Job ::
Write out the entire listing below exactly, with the pictures left out.
━━━━━ Source data
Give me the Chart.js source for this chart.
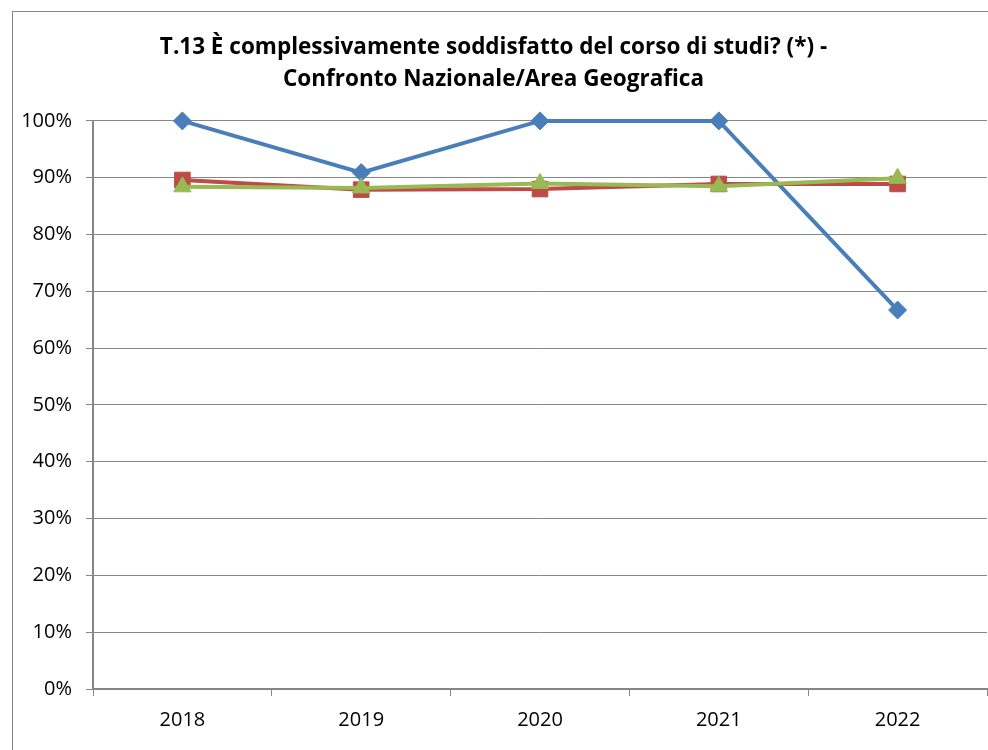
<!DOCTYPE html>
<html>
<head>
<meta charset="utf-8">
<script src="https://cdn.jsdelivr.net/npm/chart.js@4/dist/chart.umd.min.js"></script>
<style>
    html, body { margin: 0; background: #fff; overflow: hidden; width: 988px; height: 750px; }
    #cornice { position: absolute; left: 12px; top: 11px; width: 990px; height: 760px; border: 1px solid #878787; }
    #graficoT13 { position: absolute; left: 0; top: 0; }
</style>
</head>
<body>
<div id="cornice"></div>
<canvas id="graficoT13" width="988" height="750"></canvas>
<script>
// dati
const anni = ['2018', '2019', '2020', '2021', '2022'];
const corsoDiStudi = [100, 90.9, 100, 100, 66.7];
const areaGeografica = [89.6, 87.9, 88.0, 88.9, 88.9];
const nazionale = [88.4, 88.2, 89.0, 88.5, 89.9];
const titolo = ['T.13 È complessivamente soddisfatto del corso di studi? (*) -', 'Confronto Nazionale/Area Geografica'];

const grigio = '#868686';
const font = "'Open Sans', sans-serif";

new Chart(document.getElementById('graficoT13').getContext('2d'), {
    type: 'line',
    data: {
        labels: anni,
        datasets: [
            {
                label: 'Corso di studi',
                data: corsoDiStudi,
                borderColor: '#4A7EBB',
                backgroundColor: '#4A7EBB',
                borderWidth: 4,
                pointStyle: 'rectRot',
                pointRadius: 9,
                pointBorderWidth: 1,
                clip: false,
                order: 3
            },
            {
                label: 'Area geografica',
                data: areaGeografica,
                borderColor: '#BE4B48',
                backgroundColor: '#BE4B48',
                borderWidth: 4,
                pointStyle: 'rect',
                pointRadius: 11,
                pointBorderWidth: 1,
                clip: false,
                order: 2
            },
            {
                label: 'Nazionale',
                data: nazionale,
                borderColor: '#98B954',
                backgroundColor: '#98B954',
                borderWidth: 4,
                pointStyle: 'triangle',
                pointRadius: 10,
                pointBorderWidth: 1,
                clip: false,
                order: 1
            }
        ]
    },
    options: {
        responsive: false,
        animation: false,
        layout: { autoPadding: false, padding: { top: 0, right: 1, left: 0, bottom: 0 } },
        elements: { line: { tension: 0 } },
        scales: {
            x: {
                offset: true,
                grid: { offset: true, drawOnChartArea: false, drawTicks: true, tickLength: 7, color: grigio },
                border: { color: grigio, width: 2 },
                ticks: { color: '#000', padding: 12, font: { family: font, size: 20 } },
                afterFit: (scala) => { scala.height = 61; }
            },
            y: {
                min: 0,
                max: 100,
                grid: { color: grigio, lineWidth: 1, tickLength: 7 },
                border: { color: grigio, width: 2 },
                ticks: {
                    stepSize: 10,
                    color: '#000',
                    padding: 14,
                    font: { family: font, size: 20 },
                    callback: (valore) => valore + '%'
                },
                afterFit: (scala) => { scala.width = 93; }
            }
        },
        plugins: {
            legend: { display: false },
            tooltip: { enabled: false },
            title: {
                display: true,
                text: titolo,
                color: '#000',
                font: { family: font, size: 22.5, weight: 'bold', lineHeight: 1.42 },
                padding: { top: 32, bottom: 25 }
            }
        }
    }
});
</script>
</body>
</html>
━━━━━━━━━━
Response ::
Give me the Chart.js source for this chart.
<!DOCTYPE html>
<html>
<head>
<meta charset="utf-8">
<script src="https://cdn.jsdelivr.net/npm/chart.js@4/dist/chart.umd.min.js"></script>
<style>
    html, body { margin: 0; background: #fff; overflow: hidden; width: 988px; height: 750px; }
    #cornice { position: absolute; left: 12px; top: 11px; width: 990px; height: 760px; border: 1px solid #878787; }
    #graficoT13 { position: absolute; left: 0; top: 0; }
</style>
</head>
<body>
<div id="cornice"></div>
<canvas id="graficoT13" width="988" height="750"></canvas>
<script>
// dati
const anni = ['2018', '2019', '2020', '2021', '2022'];
const corsoDiStudi = [100, 90.9, 100, 100, 66.7];
const areaGeografica = [89.6, 87.9, 88.0, 88.9, 88.9];
const nazionale = [88.4, 88.2, 89.0, 88.5, 89.9];
const titolo = ['T.13 È complessivamente soddisfatto del corso di studi? (*) -', 'Confronto Nazionale/Area Geografica'];

const grigio = '#868686';
const font = "'Open Sans', sans-serif";

new Chart(document.getElementById('graficoT13').getContext('2d'), {
    type: 'line',
    data: {
        labels: anni,
        datasets: [
            {
                label: 'Corso di studi',
                data: corsoDiStudi,
                borderColor: '#4A7EBB',
                backgroundColor: '#4A7EBB',
                borderWidth: 4,
                pointStyle: 'rectRot',
                pointRadius: 9,
                pointBorderWidth: 1,
                clip: false,
                order: 3
            },
            {
                label: 'Area geografica',
                data: areaGeografica,
                borderColor: '#BE4B48',
                backgroundColor: '#BE4B48',
                borderWidth: 4,
                pointStyle: 'rect',
                pointRadius: 11,
                pointBorderWidth: 1,
                clip: false,
                order: 2
            },
            {
                label: 'Nazionale',
                data: nazionale,
                borderColor: '#98B954',
                backgroundColor: '#98B954',
                borderWidth: 4,
                pointStyle: 'triangle',
                pointRadius: 10,
                pointBorderWidth: 1,
                clip: false,
                order: 1
            }
        ]
    },
    options: {
        responsive: false,
        animation: false,
        layout: { autoPadding: false, padding: { top: 0, right: 1, left: 0, bottom: 0 } },
        elements: { line: { tension: 0 } },
        scales: {
            x: {
                offset: true,
                grid: { offset: true, drawOnChartArea: false, drawTicks: true, tickLength: 7, color: grigio },
                border: { color: grigio, width: 2 },
                ticks: { color: '#000', padding: 12, font: { family: font, size: 20 } },
                afterFit: (scala) => { scala.height = 61; }
            },
            y: {
                min: 0,
                max: 100,
                grid: { color: grigio, lineWidth: 1, tickLength: 7 },
                border: { color: grigio, width: 2 },
                ticks: {
                    stepSize: 10,
                    color: '#000',
                    padding: 14,
                    font: { family: font, size: 20 },
                    callback: (valore) => valore + '%'
                },
                afterFit: (scala) => { scala.width = 93; }
            }
        },
        plugins: {
            legend: { display: false },
            tooltip: { enabled: false },
            title: {
                display: true,
                text: titolo,
                color: '#000',
                font: { family: font, size: 22.5, weight: 'bold', lineHeight: 1.42 },
                padding: { top: 32, bottom: 25 }
            }
        }
    }
});
</script>
</body>
</html>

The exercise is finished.